Mientras termino de escuchar a Gabriela, pienso que, en pocas palabras, ser consciente de las propias estrategias para lidiar con el dolor, el miedo y la enfermedad nos permite mejorar nuestra forma de hablar con los demás: nos ayuda a reconocer que no todos pensamos ni sentimos igual, pero que podemos respetar, sentir y comprender a los otros. Cada enfermedad es un proceso, pero también lo es digerir y asumir las posibilidades que abre, las que cierra, los riesgos que trae, los miedos que despierta, los valores que exalta, los deseos que subraya y los que extingue.
Curiosamente, puede que la dificultad para hablarnos cuando un diagnóstico preocupante entorpece nuestra forma de comunicarnos y estar cerca sea tan solo una muestra de lo poco que nos conocemos a nosotros mismos y a los demás, un efecto secundario de solo pensar en calificar con adjetivos y bombardear con consejos, porque no sabemos cómo lidiar con la impotencia.
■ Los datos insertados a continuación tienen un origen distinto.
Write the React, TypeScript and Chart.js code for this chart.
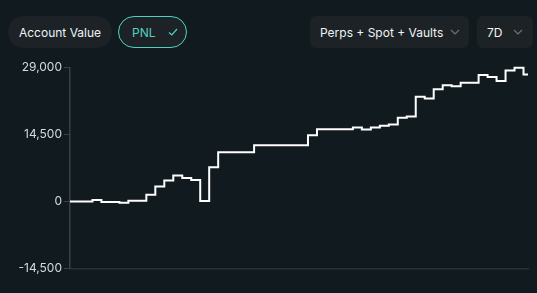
import React, { useEffect, useRef } from "react";
import { Chart, registerables } from "chart.js";

Chart.register(...registerables);

const pnlValues: number[] = [
  0, 0, 0, 300, -130, -130, -280, 150, 150, 1450,
  3260, 4560, 5650, 5090, 4650, 100, 7390, 10650, 10650, 10650,
  10650, 12170, 12170, 12170, 12170, 12170, 12170, 14350, 15650, 15650,
  15650, 15650, 16020, 15590, 16020, 16390, 16670, 18130, 18410, 22700,
  22330, 24350, 25220, 25000, 25740, 25740, 27390, 26960, 26090, 28410,
  29000, 27540,
];
const pointLabels: string[] = pnlValues.map((_, i) => String(i));
const yTicks: number[] = [-14500, 0, 14500, 29000];
const toggleLabels: string[] = ["Account Value", "PNL"];
const scopeLabel = "Perps + Spot + Vaults";
const rangeLabel = "7D";

const BG = "#111a1f";
const PILL = "#1d2226";
const TEAL = "#50d2c1";
const FONT = "Inter, 'Noto Sans', sans-serif";

const Chevron = () => (
  <svg width="10" height="6" viewBox="0 0 10 6" style={{ display: "block" }}>
    <polyline points="1,1 5,5 9,1" fill="none" stroke="#6c7377" strokeWidth="1.2" />
  </svg>
);

export default function App() {
  const ref = useRef<HTMLCanvasElement | null>(null);
  useEffect(() => {
    if (!ref.current) return;
    const chart = new Chart(ref.current, {
      type: "line",
      data: {
        labels: pointLabels,
        datasets: [
          {
            data: pnlValues,
            borderColor: "#ffffff",
            borderWidth: 2,
            pointRadius: 0,
            stepped: "middle",
            fill: false,
            clip: false as any,
          },
        ],
      },
      options: {
        animation: false,
        responsive: false,
        maintainAspectRatio: false,
        layout: { padding: { top: 12.7, right: 9, bottom: 24.7, left: 0 } },
        plugins: { legend: { display: false }, tooltip: { enabled: false } },
        scales: {
          x: {
            type: "category",
            offset: false,
            ticks: { display: false },
            grid: { display: false },
            border: { display: true, color: "#2a3033", width: 1.5 },
            afterFit: (s: any) => {
              s.height = 0;
            },
          },
          y: {
            min: yTicks[0],
            max: yTicks[yTicks.length - 1],
            afterBuildTicks: (s: any) => {
              s.ticks = yTicks.map((v) => ({ value: v }));
            },
            ticks: {
              color: "#d6dcdd",
              font: { family: FONT, size: 12 },
              padding: 2,
              callback: (v: any) => Number(v).toLocaleString("en-US"),
            },
            grid: {
              display: true,
              drawOnChartArea: false,
              drawTicks: true,
              tickLength: 6,
              color: "#3a4043",
            },
            border: { display: true, color: "#3a4043", width: 1.5 },
            afterFit: (s: any) => {
              s.width = 70;
            },
          },
        },
      },
    });
    return () => chart.destroy();
  }, []);

  const pillBase: React.CSSProperties = {
    position: "absolute",
    top: 16,
    height: 32,
    boxSizing: "border-box",
    display: "flex",
    alignItems: "center",
    fontFamily: FONT,
    fontSize: 12,
    fontWeight: 400,
    whiteSpace: "nowrap",
  };

  return (
    <div style={{ position: "fixed", left: 0, top: 0, width: 537, height: 293, background: BG, overflow: "hidden" }}>
      <div
        style={{
          ...pillBase,
          left: 8,
          width: 104,
          borderRadius: 16,
          background: PILL,
          color: "#eef4f4",
          justifyContent: "center",
        }}
      >
        {toggleLabels[0]}
      </div>
      <div
        style={{
          ...pillBase,
          left: 118,
          width: 69,
          borderRadius: 16,
          border: `1px solid ${TEAL}`,
          background: PILL,
          color: TEAL,
          paddingLeft: 13,
          gap: 12,
        }}
      >
        <span>{toggleLabels[1]}</span>
        <svg width="10" height="8" viewBox="0 0 10 8" style={{ display: "block" }}>
          <polyline points="1,4.5 3.8,7 9,1" fill="none" stroke={TEAL} strokeWidth="1.2" />
        </svg>
      </div>
      <div
        style={{
          ...pillBase,
          left: 310,
          width: 159,
          borderRadius: 6,
          background: PILL,
          color: "#eef4f4",
          paddingLeft: 10,
          paddingRight: 9,
          justifyContent: "space-between",
        }}
      >
        <span>{scopeLabel}</span>
        <Chevron />
      </div>
      <div
        style={{
          ...pillBase,
          left: 477,
          width: 56,
          borderRadius: 6,
          background: PILL,
          color: "#eef4f4",
          paddingLeft: 10,
          paddingRight: 10,
          justifyContent: "space-between",
        }}
      >
        <span>{rangeLabel}</span>
        <Chevron />
      </div>
      <canvas
        ref={ref}
        width={537}
        height={238}
        style={{ position: "absolute", left: 0, top: 55, width: 537, height: 238 }}
      />
    </div>
  );
}
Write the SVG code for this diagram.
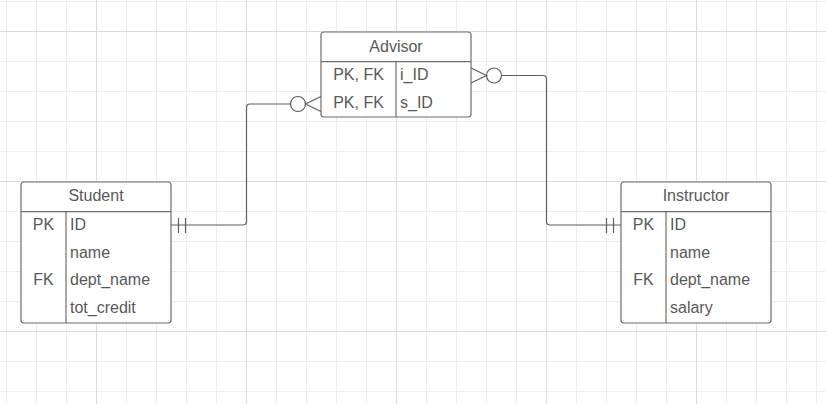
<svg xmlns="http://www.w3.org/2000/svg" width="826" height="404" viewBox="0 0 826 404">
  <defs>
    <pattern id="minor" x="6" y="1" width="30" height="30" patternUnits="userSpaceOnUse">
      <path d="M0.5 0V30M0 0.5H30" fill="none" stroke="#ececec" stroke-width="1"/>
    </pattern>
    <pattern id="major" x="96" y="31" width="150" height="150" patternUnits="userSpaceOnUse">
      <path d="M0.5 0V150M0 0.5H150" fill="none" stroke="#dcdcdc" stroke-width="1"/>
    </pattern>
  </defs>
  <style>
    .box { fill: #ffffff; stroke: #6e6e6e; stroke-width: 1.2; }
    .sep { stroke: #6e6e6e; stroke-width: 1.2; fill: none; }
    .conn { fill: none; stroke: #5f5f5f; stroke-width: 1.2; }
    .circ { fill: #ffffff; stroke: #5f5f5f; stroke-width: 1.2; }
    text { font-family: "Liberation Sans", Arial, sans-serif; font-size: 16px; fill: #595959; }
    .c { text-anchor: middle; }
  </style>
  <rect width="826" height="404" fill="#ffffff"/>
  <rect width="826" height="404" fill="url(#minor)"/>
  <rect width="826" height="404" fill="url(#major)"/>

  <g id="connectors">
    <!-- Student to Advisor -->
    <path class="conn" d="M171 225 H243 Q246.5 225 246.5 221.5 V107.5 Q246.5 104 250 104 H290.5"/>
    <line class="conn" x1="178.5" y1="218" x2="178.5" y2="233"/>
    <line class="conn" x1="185.5" y1="218" x2="185.5" y2="233"/>
    <circle class="circ" cx="298" cy="104" r="7.5"/>
    <path class="conn" d="M321 96.5 L305.5 104 L321 111.5"/>
    <!-- Advisor to Instructor -->
    <path class="conn" d="M501.5 75.5 H543 Q546.5 75.5 546.5 79 V221.5 Q546.5 225 550 225 H621"/>
    <line class="conn" x1="606.5" y1="218" x2="606.5" y2="233"/>
    <line class="conn" x1="613.5" y1="218" x2="613.5" y2="233"/>
    <circle class="circ" cx="494" cy="75.5" r="7.5"/>
    <path class="conn" d="M471 68 L486.5 75.5 L471 83"/>
  </g>

  <g id="advisor">
    <rect class="box" x="321" y="32" width="150" height="85" rx="3"/>
    <line class="sep" x1="321" y1="61.7" x2="471" y2="61.7"/>
    <line class="sep" x1="396" y1="61.7" x2="396" y2="117"/>
    <text class="c" x="396" y="51.5">Advisor</text>
    <text class="c" x="358.5" y="80">PK, FK</text>
    <text x="400" y="80">i_ID</text>
    <text class="c" x="358.5" y="107.5">PK, FK</text>
    <text x="400" y="107.5">s_ID</text>
  </g>

  <g id="student">
    <rect class="box" x="21" y="182" width="150" height="141" rx="3"/>
    <line class="sep" x1="21" y1="211.7" x2="171" y2="211.7"/>
    <line class="sep" x1="66" y1="211.7" x2="66" y2="323"/>
    <text class="c" x="96" y="201">Student</text>
    <text class="c" x="43.5" y="230">PK</text>
    <text x="70" y="230">ID</text>
    <text x="70" y="257.5">name</text>
    <text class="c" x="43.5" y="285.2">FK</text>
    <text x="70" y="285.2">dept_name</text>
    <text x="70" y="313">tot_credit</text>
  </g>

  <g id="instructor">
    <rect class="box" x="621" y="182" width="150" height="141" rx="3"/>
    <line class="sep" x1="621" y1="211.7" x2="771" y2="211.7"/>
    <line class="sep" x1="666" y1="211.7" x2="666" y2="323"/>
    <text class="c" x="696" y="201">Instructor</text>
    <text class="c" x="643.5" y="230">PK</text>
    <text x="670" y="230">ID</text>
    <text x="670" y="257.5">name</text>
    <text class="c" x="643.5" y="285.2">FK</text>
    <text x="670" y="285.2">dept_name</text>
    <text x="670" y="313">salary</text>
  </g>
</svg>
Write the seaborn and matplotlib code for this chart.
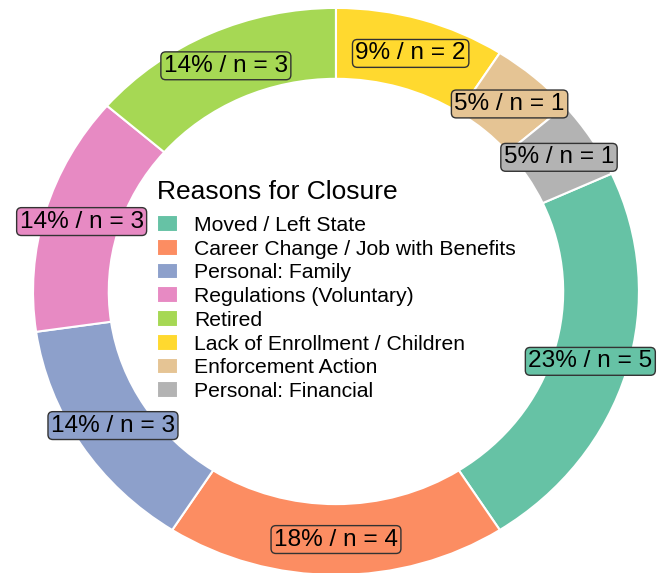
import matplotlib
matplotlib.use("Agg")
import matplotlib.pyplot as plt
import seaborn as sns

# Reasons for closure and number of programs
reasons = [
    "Moved / Left State",
    "Career Change / Job with Benefits",
    "Personal: Family",
    "Regulations (Voluntary)",
    "Retired",
    "Lack of Enrollment / Children",
    "Enforcement Action",
    "Personal: Financial",
]
counts = [5, 4, 3, 3, 3, 2, 1, 1]

total = sum(counts)
colors = sns.color_palette("Set2", len(reasons))

plt.rcParams["font.family"] = ["Liberation Sans", "DejaVu Sans"]

fig = plt.figure(figsize=(6.65, 5.73), dpi=100)
ax = fig.add_axes([0, 0, 1, 1])

# first slice starts after the last three slices, which sit at the top
start = 90 - 360 * sum(counts[-3:]) / total


def fmt(pct):
    n = round(pct * total / 100)
    return f"{pct:.0f}% / n = {n}"


wedges, texts, autotexts = ax.pie(
    counts,
    colors=colors,
    startangle=start,
    counterclock=False,
    radius=1,
    wedgeprops=dict(width=0.25, edgecolor="white", linewidth=1.5),
    autopct=fmt,
    pctdistance=0.875,
    textprops=dict(fontsize=17.6, color="black"),
)

for t, c in zip(autotexts, colors):
    t.set_bbox(dict(boxstyle="round,pad=0.12,rounding_size=0.2",
                    facecolor=c, edgecolor="#333333", linewidth=1))

# ring is a little wider than tall in the reference
ax.set_aspect("auto")
ax.set_xlim(-1.109, 1.086)
ax.set_ylim(-0.993, 1.028)
ax.axis("off")

leg = ax.legend(
    wedges, reasons,
    title="Reasons for Closure",
    loc="upper left",
    bbox_to_anchor=(138 / 665, 1 - 161 / 573),
    bbox_transform=fig.transFigure,
    frameon=False,
    fontsize=15.2,
    title_fontsize=19,
    handlelength=1.0,
    handleheight=0.85,
    handletextpad=0.75,
    labelspacing=0.19,
    alignment="left",
)
# a bit more room between title and entries
leg._legend_box.sep = 8

fig.savefig("out.png", dpi=100)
No reducir todo a la enfermedad, abrirnos al dolor del otro, a sus creencias y valores, compartir nuestros propios pensamientos desde el respeto por los de quien sufre una enfermedad grave —es decir, sin convertirlos en un imperativo y una carga— son los ingredientes que permiten superar la torpeza de nuestra propia preocupación, tristeza o inexperiencia. Y a lo mejor es que podríamos enfocarnos en recordar día a día el valor de la vida. Como me dijo la doctora Sarmiento: “Al paciente con cáncer hay que recordarle que el cáncer no lo es todo, que el protagonista de su vida sigue siendo él, no su cáncer. Y a los enfermos crónicos hay que recordarles que tienen que cuidarse, que la vida es un recurso escaso. El Covid-19 sí que nos ha recordado eso. Convivir con la incertidumbre es muy difícil para el ser humano, pero con la pandemia hemos aprendido que no sabemos cuándo es que esto se nos va. Y eso nos enseña a valorar mejor y a vivir más intensamente. Es algo al respecto de lo cual podríamos aprender más de los enfermos. Es muy bello ver cuando hay pacientes en situación de terminalidad que despiertan sorprendidos y felices cada día y te dicen: doctora, vivo el día, si me lo regala la vida”.